Everyone wants their LLM to be an expert in their thing — their product, their policies, their field. The default playbook is to fine-tune a model on it. That’s expensive, opaque, frozen the day you finish, and it still makes things up.
There’s a cheaper, more honest move: don’t teach the model your domain. Hand it a wiki.
The idea
Take your pile of documents. Have a model read all of it and write the wiki you wish existed — every concept as its own page, every relationship as a link between pages, the whole thing backed by a database the model can search and traverse.
Now point an agent at that wiki. It doesn’t answer from memory; it answers by looking things up — and every fact it gives you traces back to a real source passage. When the wiki doesn’t have the answer, it says so instead of inventing one.

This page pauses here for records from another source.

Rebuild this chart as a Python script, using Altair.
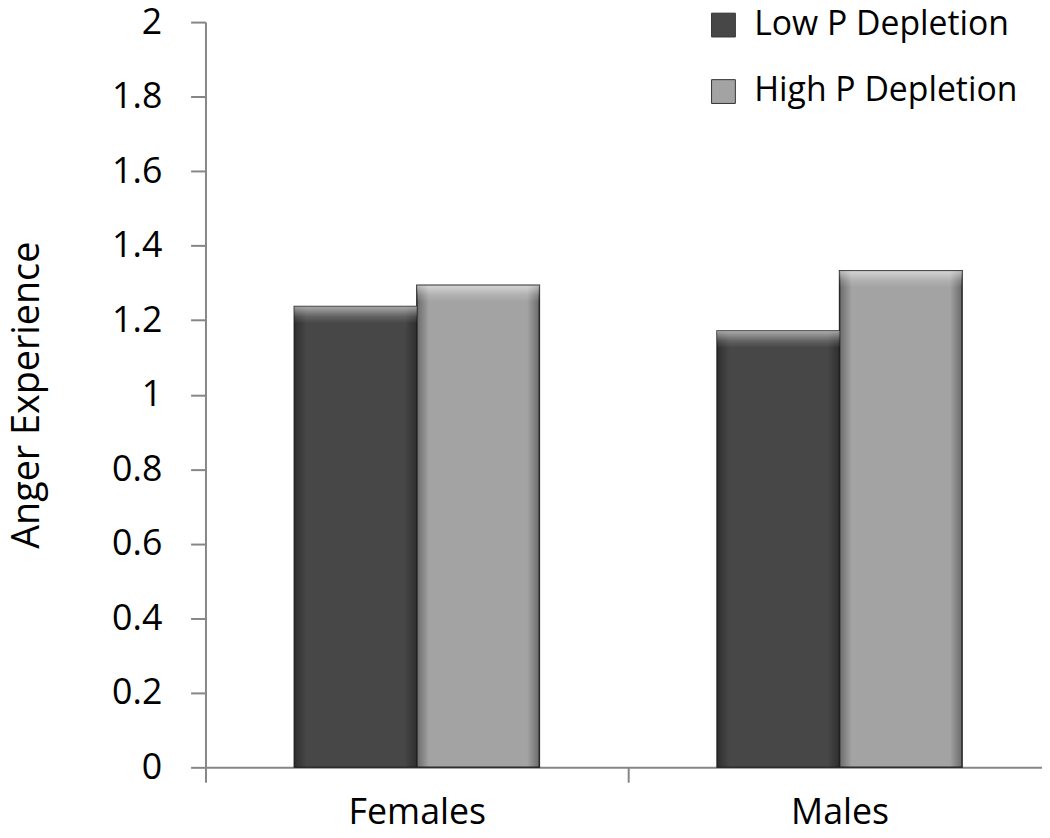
import altair as alt
import pandas as pd

categories = ["Females", "Males"]
series = ["Low P Depletion", "High P Depletion"]
low_values = [1.237, 1.171]
high_values = [1.294, 1.333]
y_ticks = [0, 0.2, 0.4, 0.6, 0.8, 1.0, 1.2, 1.4, 1.6, 1.8, 2.0]

rows = []
for i, c in enumerate(categories):
    rows.append({"group": c, "series": series[0], "value": low_values[i]})
    rows.append({"group": c, "series": series[1], "value": high_values[i]})
df = pd.DataFrame(rows)

FONT = "Open Sans"
AXIS_GRAY = "#868686"

x_enc = alt.X(
    "group:N",
    sort=categories,
    scale=alt.Scale(domain=categories, range=[0, 852], paddingInner=0, paddingOuter=0),
    axis=alt.Axis(
        title=None, labelAngle=0, tickSize=15, tickBand="extent", labelPadding=14,
        labelFontSize=36, labelFont=FONT, labelColor="black",
        domainColor=AXIS_GRAY, tickColor=AXIS_GRAY, domainWidth=2, tickWidth=2, grid=False,
    ),
)
xoff_enc = alt.XOffset("series:N", sort=series,
                       scale=alt.Scale(domain=series, paddingInner=0, paddingOuter=0.725))
y_enc = alt.Y(
    "value:Q",
    scale=alt.Scale(domain=[0, 2], nice=False, zero=True),
    axis=alt.Axis(
        values=y_ticks, format="~g", tickSize=15, labelPadding=29,
        labelFontSize=36, labelFont=FONT, labelColor="black",
        domainColor=AXIS_GRAY, tickColor=AXIS_GRAY, domainWidth=2, tickWidth=2, grid=False,
        title="Anger Experience", titleFontSize=38, titleFont=FONT, titleFontWeight="normal",
        titleColor="black", titlePadding=66,
    ),
)

base = alt.Chart(df).encode(x=x_enc, xOffset=xoff_enc, y=y_enc)

bars = base.mark_bar(stroke="#2e2e2e", strokeWidth=1.5).encode(
    color=alt.Color(
        "series:N", sort=series,
        scale=alt.Scale(domain=series, range=["#474747", "#a3a3a3"]),
        legend=alt.Legend(
            title=None, orient="none", legendX=505, legendY=-14, direction="vertical",
            symbolType="square", symbolSize=576, symbolStrokeColor="#333333",
            symbolStrokeWidth=1, labelFontSize=34, labelFont=FONT, labelColor="black",
            rowPadding=33, labelOffset=14, padding=0, labelLimit=0,
        ),
    )
)

side_shade = base.mark_bar(
    color=alt.LinearGradient(
        gradient="linear", x1=0, x2=1, y1=0, y2=0,
        stops=[
            alt.GradientStop(color="rgba(0,0,0,0.35)", offset=0),
            alt.GradientStop(color="rgba(0,0,0,0)", offset=0.1),
            alt.GradientStop(color="rgba(0,0,0,0)", offset=0.9),
            alt.GradientStop(color="rgba(0,0,0,0.35)", offset=1),
        ],
    )
)

top_shine = base.transform_calculate(top2="datum.value - 0.045").mark_bar(
    color=alt.LinearGradient(
        gradient="linear", x1=0, x2=0, y1=0, y2=1,
        stops=[
            alt.GradientStop(color="rgba(255,255,255,0.55)", offset=0),
            alt.GradientStop(color="rgba(255,255,255,0.15)", offset=0.6),
            alt.GradientStop(color="rgba(255,255,255,0)", offset=1),
        ],
    )
).encode(y2="top2:Q")

chart = alt.layer(bars, side_shade, top_shine).properties(
    width=843, height=751,
    autosize=alt.AutoSizeParams(type="none"),
    padding={"left": 199, "top": 11, "right": 0, "bottom": 66},
    background="white",
).configure_view(stroke=None)

chart.save("out.html", embed_options={"renderer": "svg", "actions": False})
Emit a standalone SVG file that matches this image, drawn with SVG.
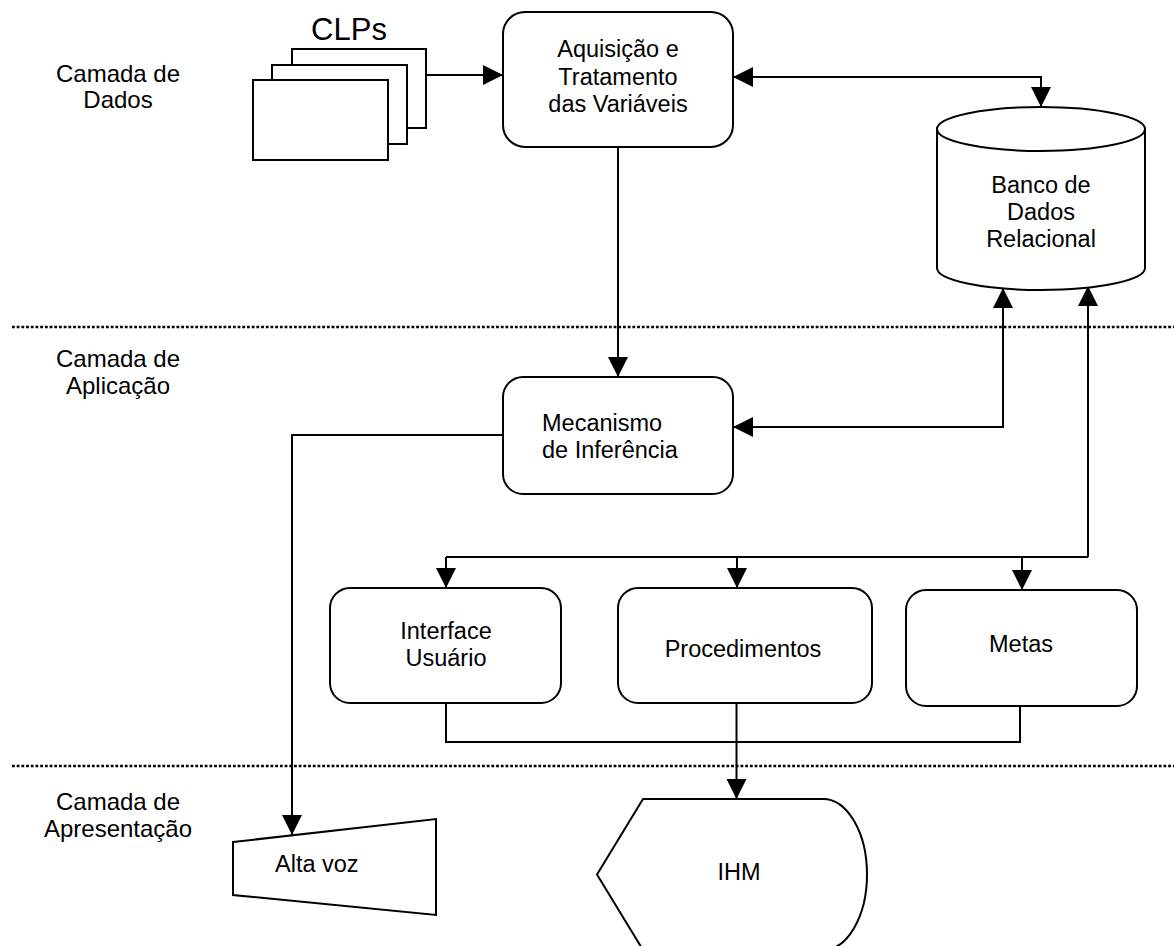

That’s the whole trick. The expertise lives in the wiki, not in the weights. So making
the model an expert in a new domain is just: generate a new wiki. I built a tool that
does exactly this — okb, the open-knowledge-bundler
— and the last post made the case on benchmarks. This one is a real example.
A real one: K–12 teaching
I pointed it at 22 K–12 pedagogy documents — federal practice guides, research syntheses, district policy. Out came one auto-generated wiki:
- 3,360 concepts, 4,251 relationships between them
- one portable 24 MB file — host it, email it, embed it
- every concept linked back to the exact source it came from
- built entirely on one workstation. $0 in AI API spend. Nothing left the machine.
Then a teacher’s question: which evidence-based interventions help struggling readers build fluency, and who recommends them? The local agent worked the wiki in 11 lookups and came back with three named interventions and seven real citations — What Works Clearinghouse, IRIS, peer-reviewed studies. Zero fabricated. That last part is the whole game in education: a chatbot that invents a citation is worse than useless to a teacher.
Why this shape wins
- Grounded. Answers are assembled from cited facts, not generated vibes.
- Honest. No source, no answer — it declines instead of bluffing.
- Private & cheap. Builds and runs local. No per-token bill, no data leaving the box.
- Portable. One file. The same wiki works under a tiny local model or a frontier one — you pick per job.
- Repeatable. Pedagogy was the example, not the limit. Swap the documents, get a new expert. A compliance manual. A product catalog. Your own runbooks.
The moat was never a smarter model. It’s a trustworthy body of knowledge the model can stand on — and now you can manufacture that in an afternoon.
What domain would you point it at first?